In 1938, the U.S. government passed the Pure Drug Act, allowing for single compound drugs only -- and forever banning marijuana as a medicine.

Ten years later, Anslinger advised Congress to continue hemp’s prohibition based on the complete opposite reason for which it was outlawed originally, “The Russians could use marihuana to turn our young into pacifists who wouldn’t fight for our country.”
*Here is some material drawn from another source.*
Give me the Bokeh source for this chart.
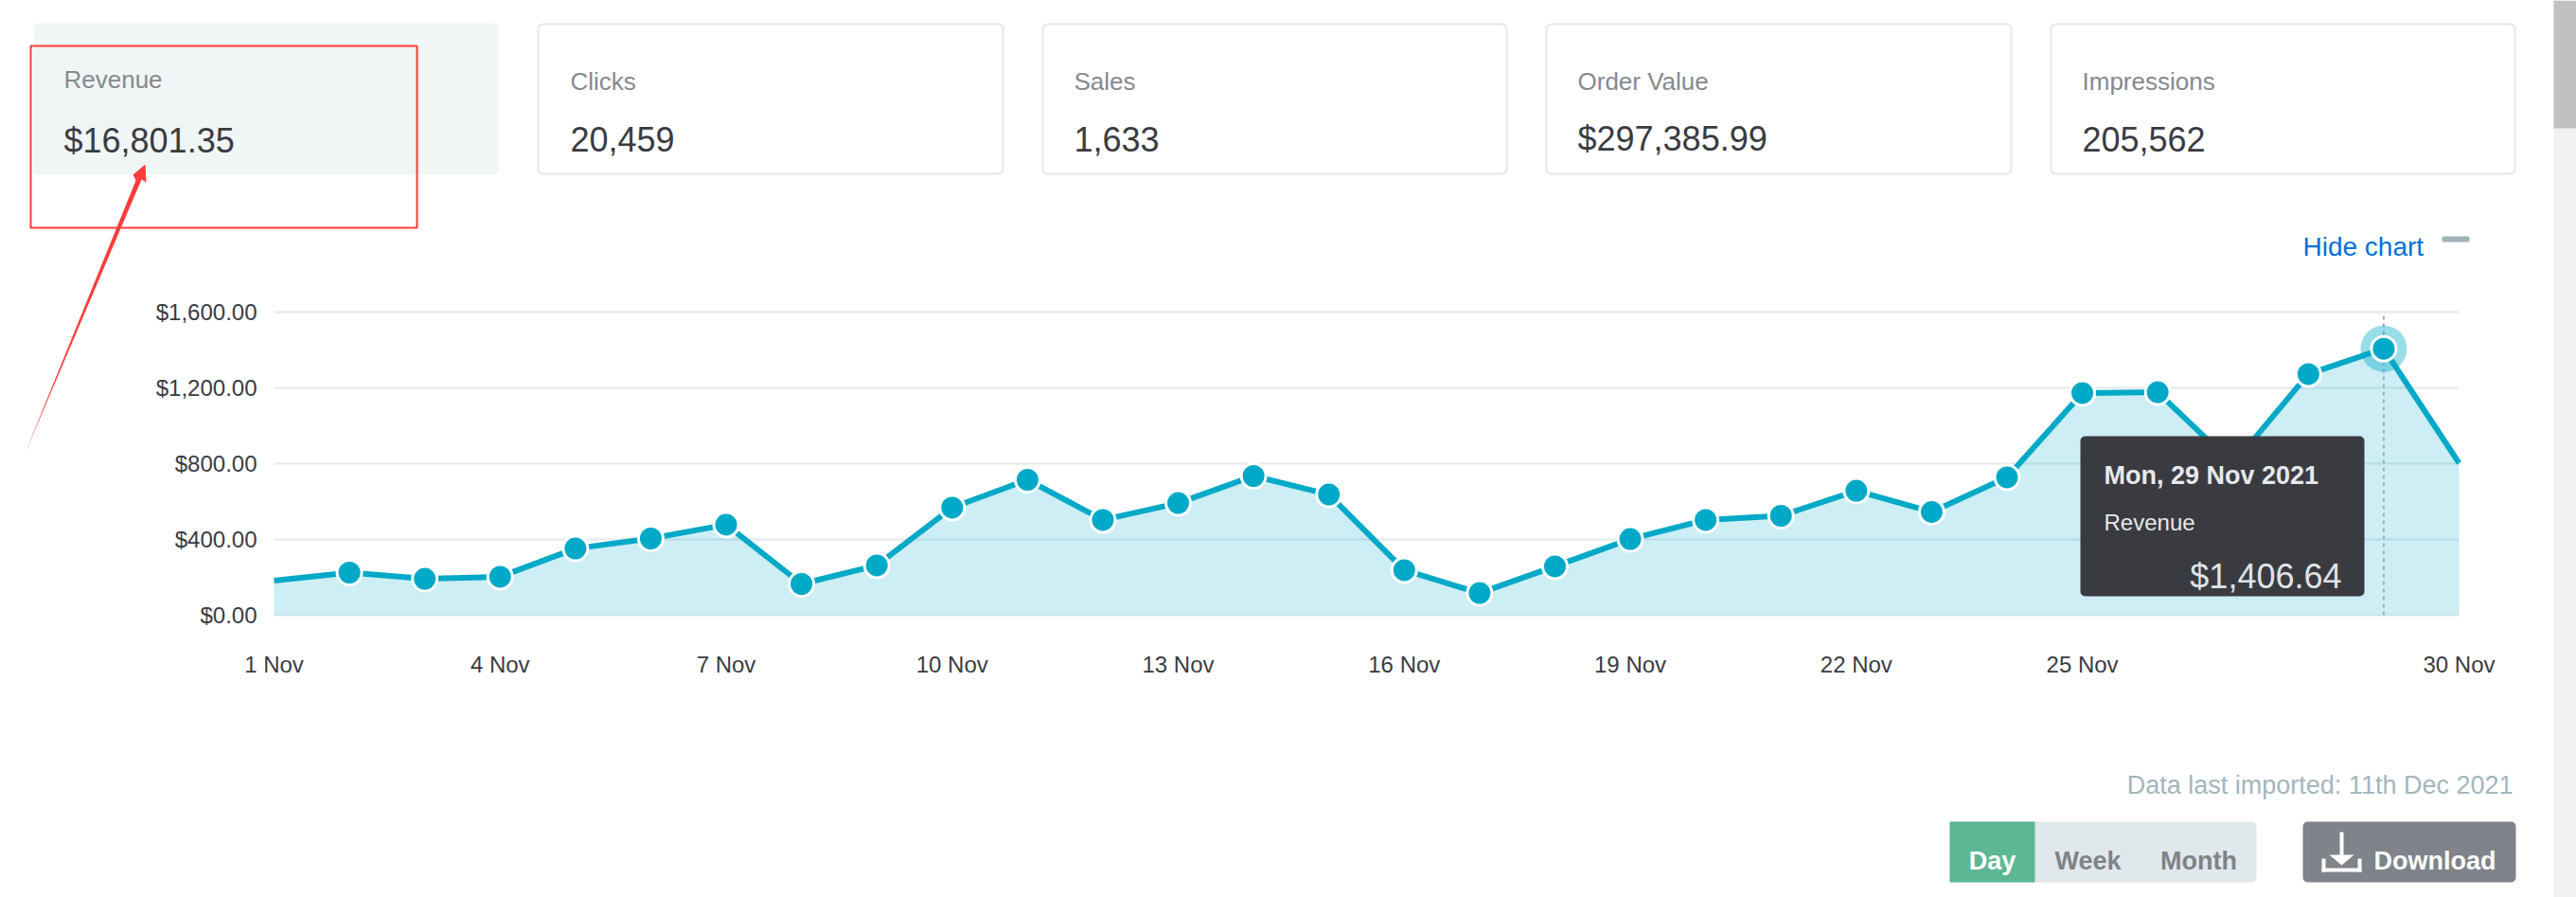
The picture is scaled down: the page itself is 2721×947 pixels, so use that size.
from bokeh.plotting import figure
from bokeh.embed import file_html
from bokeh.resources import INLINE
from bokeh.models import (BoxAnnotation, Label, PolyAnnotation, FixedTicker,
                          NumeralTickFormatter)

days = list(range(1, 31))
revenue = [183, 225, 192, 203, 352, 405, 478, 165, 263, 568, 715,
           503, 592, 735, 637, 238, 117, 258, 402, 503, 525, 657,
           545, 728, 1173, 1177, 798, 1273, 1406.64, 803]
x_ticks = [1, 4, 7, 10, 13, 16, 19, 22, 25, 30]
x_tick_labels = ["1 Nov", "4 Nov", "7 Nov", "10 Nov", "13 Nov", "16 Nov",
                 "19 Nov", "22 Nov", "25 Nov", "30 Nov"]
y_ticks = [0, 400, 800, 1200, 1600]
highlight_day = 29
highlight_value = 1406.64
card_labels = ["Revenue", "Clicks", "Sales", "Order Value", "Impressions"]
card_values = ["$16,801.35", "20,459", "1,633", "$297,385.99", "205,562"]
tooltip_date = "Mon, 29 Nov 2021"
tooltip_series = "Revenue"
tooltip_value = "$1,406.64"

FONT = "Liberation Sans"
TEAL = "#00a9c7"
INK = "#3a3b41"
GRID = "#e2e8ec"
W, H = 2721, 947
PX_PER_DAY = (2597 - 289) / 29
PX_PER_USD = 0.2

# The frame fills the canvas so the interface chrome around the chart can be drawn;
# the axes sit at fixed locations inside it.
p = figure(width=W, height=H, output_backend="svg", toolbar_location=None,
           x_range=(1 - 289 / PX_PER_DAY, 1 + (W - 289) / PX_PER_DAY),
           y_range=((649 - H) / PX_PER_USD, 649 / PX_PER_USD),
           min_border=0, outline_line_color=None,
           background_fill_color="white", border_fill_color="white")

p.grid.visible = False
p.yaxis.ticker = FixedTicker(ticks=y_ticks)
p.yaxis.formatter = NumeralTickFormatter(format="$0,0.00")
p.yaxis.fixed_location = days[0]
p.xaxis.ticker = FixedTicker(ticks=x_ticks)
p.xaxis.major_label_overrides = dict(zip(x_ticks, x_tick_labels))
p.xaxis.fixed_location = y_ticks[0]
for ax in (p.xaxis[0], p.yaxis[0]):
    ax.axis_line_color = None
    ax.major_tick_line_color = None
    ax.minor_tick_line_color = None
    ax.major_label_text_font = FONT
    ax.major_label_text_font_size = "24px"
    ax.major_label_text_color = INK
p.yaxis.major_label_standoff = 12
p.xaxis.major_label_standoff = 32

p.segment(x0=[days[0]] * len(y_ticks), x1=[days[-1]] * len(y_ticks), y0=y_ticks, y1=y_ticks,
          line_color=GRID, line_width=2)
p.varea(days, y1=[0] * len(days), y2=revenue, fill_color=TEAL, fill_alpha=0.2)
p.line([highlight_day, highlight_day], [y_ticks[0], y_ticks[-1]], line_color="#9fb0b8", line_width=2, line_dash="4 4")
p.line(days, revenue, line_color=TEAL, line_width=6)
p.scatter([highlight_day], [highlight_value], size=49, fill_color=TEAL, fill_alpha=0.4, line_color=None)
p.scatter(days[1:-1], revenue[1:-1], size=26, fill_color=TEAL, line_color="white", line_width=3)

def sx(v): return v
def sy(v): return H - v

def box(l, r, t, b, fill, line=None, lw=0, radius=0):
    p.add_layout(BoxAnnotation(left=sx(l), right=sx(r), top=sy(t), bottom=sy(b),
                               left_units="screen", right_units="screen",
                               top_units="screen", bottom_units="screen",
                               fill_color=fill, fill_alpha=1 if fill else 0,
                               line_color=line, line_width=lw, line_alpha=1 if line else 0,
                               border_radius=radius, level="annotation"))

def text(x, y, s, size, color, style="normal", align="left"):
    p.add_layout(Label(x=sx(x), y=sy(y), x_units="screen", y_units="screen", text=s,
                       text_font=FONT, text_font_size=f"{size}px", text_color=color,
                       text_font_style=style, text_align=align, text_baseline="alphabetic"))

def poly(pts, fill):
    p.add_layout(PolyAnnotation(xs=[sx(a) for a, _ in pts], ys=[sy(b) for _, b in pts],
                                xs_units="screen", ys_units="screen",
                                fill_color=fill, fill_alpha=1, line_color=None))

# scrollbar
box(2697, 2721, 0, 947, "#f1f1f1")
box(2697, 2721, 0, 135, "#c1c1c1")

# cards
card_lefts = [35, 568, 1101, 1633, 2166]
card_rights = [526, 1059, 1591, 2124, 2656]
label_xs = [67, 602, 1134, 1666, 2199]
label_ys = [83, 85, 85, 85, 85]
value_ys = [148, 146, 146, 146, 146]
for i in range(5):
    if i == 0:
        box(card_lefts[i], card_rights[i], 24, 184, "#f0f5f5", radius=5)
    else:
        box(card_lefts[i], card_rights[i], 25, 183, "white", GRID, 2, 5)
    text(label_xs[i], label_ys[i], card_labels[i], 26, "#85898e")
    text(label_xs[i], value_ys[i], card_values[i], 36, INK)

# hide chart
text(2432, 260, "Hide chart", 28, "#0070d8")
box(2579, 2608, 249, 255, "#a0b2bb", radius=2)

# red annotation
box(32, 440, 48, 240, None, "#ff3b3b", 2)
poly([(26, 478), (143, 190), (140, 184), (153, 173), (154, 192), (149, 189)], "#ff3b3b")

# tooltip
box(2197, 2497, 460, 629, INK, radius=5)
text(2222, 501, tooltip_date, 27, "#e6e9eb", "bold")
text(2222, 551, tooltip_series, 24, "#e6e9eb")
text(2473, 608, tooltip_value, 36, "#dfe3e6", align="right")

# footer
text(2654, 828, "Data last imported: 11th Dec 2021", 27, "#a3b6bd", align="right")
box(2059, 2383, 867, 931, "#e1e8ec", radius=5)
box(2059, 2149, 867, 931, "#5cb795")
text(2104, 908, "Day", 27, "white", "bold", "center")
text(2205, 908, "Week", 27, "#7f8387", "bold", "center")
text(2322, 908, "Month", 27, "#7f8387", "bold", "center")
box(2432, 2657, 867, 931, "#808389", radius=5)
text(2507, 908, "Download", 27, "white", "bold")
# download icon
box(2471, 2475, 878, 905, "white")
poly([(2460, 902), (2486, 902), (2473, 913)], "white")
box(2452, 2456, 906, 920, "white")
box(2490, 2494, 906, 920, "white")
box(2452, 2494, 916, 920, "white")

open("out.html", "w").write(file_html(p, INLINE))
In the ’60s, with increased public awareness of marijuana, health concerns became the theme for its illegalization. But no psychological or physiological health concerns had been scientifically or medically proven. So the “unknown dangers” of long-term use were the new reason for marijuana’s illegalization, even though the U.S. government had been studying the plant and its users since 1937, at least 25 to 35 years: “Scientifically, more is known about marijuana’s effects than many other botanical substances used by man.” (1972 report of the U.S. National Commission on Marijuana and Drug Abuse) Coincidentally, from the 1960s through today, a DuPont has been a major advisor to the government on marijuana policy. (Robert DuPont, former Nixon drug czar and federal appeals court spokesman and former marijuana smoker.)

Decades later, failed research and fruitless experiments on pot’s negative effects have left the marijuana propaganda filled with phrases like, “marijuana may,” “marijuana could,” “marijuana has the possibility of,” and “marijuana’s unknown dangers” to justify cannabis’ current Schedule I status. (What about the unknown dangers of any and everything?) Meanwhile, DuPont and Co. continues to earn multi-billion dollar annual sales from its synthetic marijuana patents (for fibers, finishes and medicines).

Marijuana is called a weed, in spite of it being a complex agricultural crop. It is said to be a poisonous drug, in spite of its being a healing medicine. It is said to destroy the mind, in spite of its use by some of the wisest people in history for its enhancement of their thought and creative processes. Marijuana has even been called the Devil’s weed (with all the evil this term conjures in the minds of some) in spite of the Bible’s proclamation. “And God said, ‘Behold, I have given you every herb bearing seed, which is upon the face of all the earth.’ And God saw every thing that He had made and behold it was very good.” (Gen. 1:29,31)

The lessons of prohibition’s failures are permanently etched in history. Why are we blindly ignoring them? This time is no different. The laws against cannabis are destroying far more lives than marijuana ever could, even if marijuana were everything that the U.S. government says it is.